Throughout the month, anti-vegan activists had floated the idea of using March to promote animal products under the banner of social media campaign #MeatyMarch.
According to reports, the aim of the campaign – which was inspired by the phenomenal success of Veganuary, which encourages people to try and vegan diet during January – is to get consumers to buy British meat products.
‘Meatless’
As in Februdairy, the pro-meat hashtag has so far been hijacked by vegans, with the top 50 tweets all pro-vegan at the time of writing.
An analysis of the hashtag’s performance over the last week shows the top related hashtags are #govegan, #meatlessmarch, and #februdairy.
The most influential tweeters using the hashtag are vegan accounts, with Veganuary clocking in at number two.
Mic the Vegan analyzes Februdairy. Subscribe to PBN’s YouTube Channel here
Opinion
It’s day one of Meaty March, and looking at the hashtag, there seems to be little appetite from the industry to get involved in another social media campaign.

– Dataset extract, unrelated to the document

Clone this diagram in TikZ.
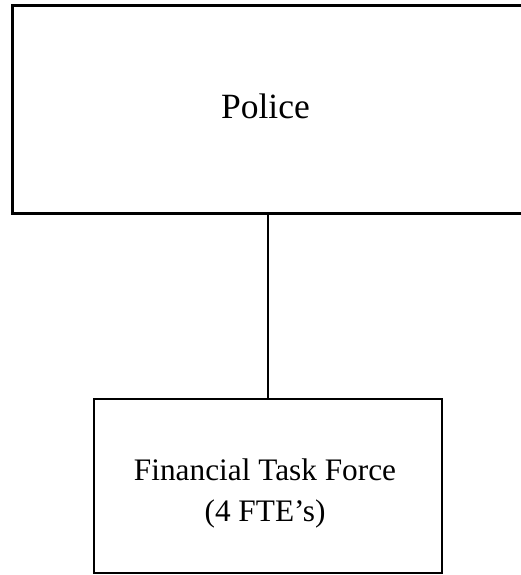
\documentclass[tikz,border=0pt]{standalone}
\usepackage{fontspec}
\setmainfont{Liberation Serif}
\usetikzlibrary{positioning}

\tikzset{
  boite/.style={draw, line width=2.8pt, align=center, inner sep=0pt},
}

\begin{document}
\begin{tikzpicture}[x=1pt,y=-1pt]
\useasboundingbox (0,0) rectangle (520,575);

%%%%%%%%%%% les deux boites
% ---------------    police
\node[boite, minimum width=511pt, minimum height=208pt,
      font=\fontsize{35.5}{42}\selectfont] (police) at (268,109.5) {};
\node[font=\fontsize{35.5}{42}\selectfont, anchor=base] (policetxt) at (265.5,119) {Police};
% ---------------    task force
\node[boite, minimum width=348pt, minimum height=174pt] (task) at (268,486) {};
\node[align=center, font=\fontsize{31.3}{41}\selectfont, anchor=base]
      (tasktxt) at (265,521) {Financial Task Force\\(4 FTE’s)};

%%%%%%%%%%% liaison
\draw[line width=2.8pt] (police.south -| task.north) -- (task.north);
\end{tikzpicture}
\end{document}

Meaty March was always going to be a harder sell than dairy: for too long, milk producers have been unquestioned, with most believing it is an innocuous practice, and not realizing the systematic genetic modification of animals, artificial impregnation, mother-calf separation, and slaughter that is required to make production profitable.
Meat is another matter: people know that when they are eating a steak, or pork chop, they are directly consuming a slab of flesh from an animal who was born to be killed.
Farming
In addition, it should be noted that lots of farmers disassociated themselves from Februdairy.
Speaking at The National Farming Union’s [NFU] annual conference in Glasgow, NFU Scotland’s president, Andrew McCornick said the initiative wasn’t necessarily a good idea.
He said: “I just feel it adds fuel to the fire, and opens dairy farmers, in particular, to more criticism, and it ends up being counterproductive.”
Many will not want to open their practices up to scrutiny: because the idea of killing an animal is unpalatable to most people, who will avoid engaging with the reality of food production.
Free will
As the campaign’s top tweeter so far says: “If you pay to eat the victim, you also pay to torture the victim.
“You are also deluded if you believe there is such a thing as humane slaughter.
“Animals do not walk into a slaughterhouse of their own freewill.”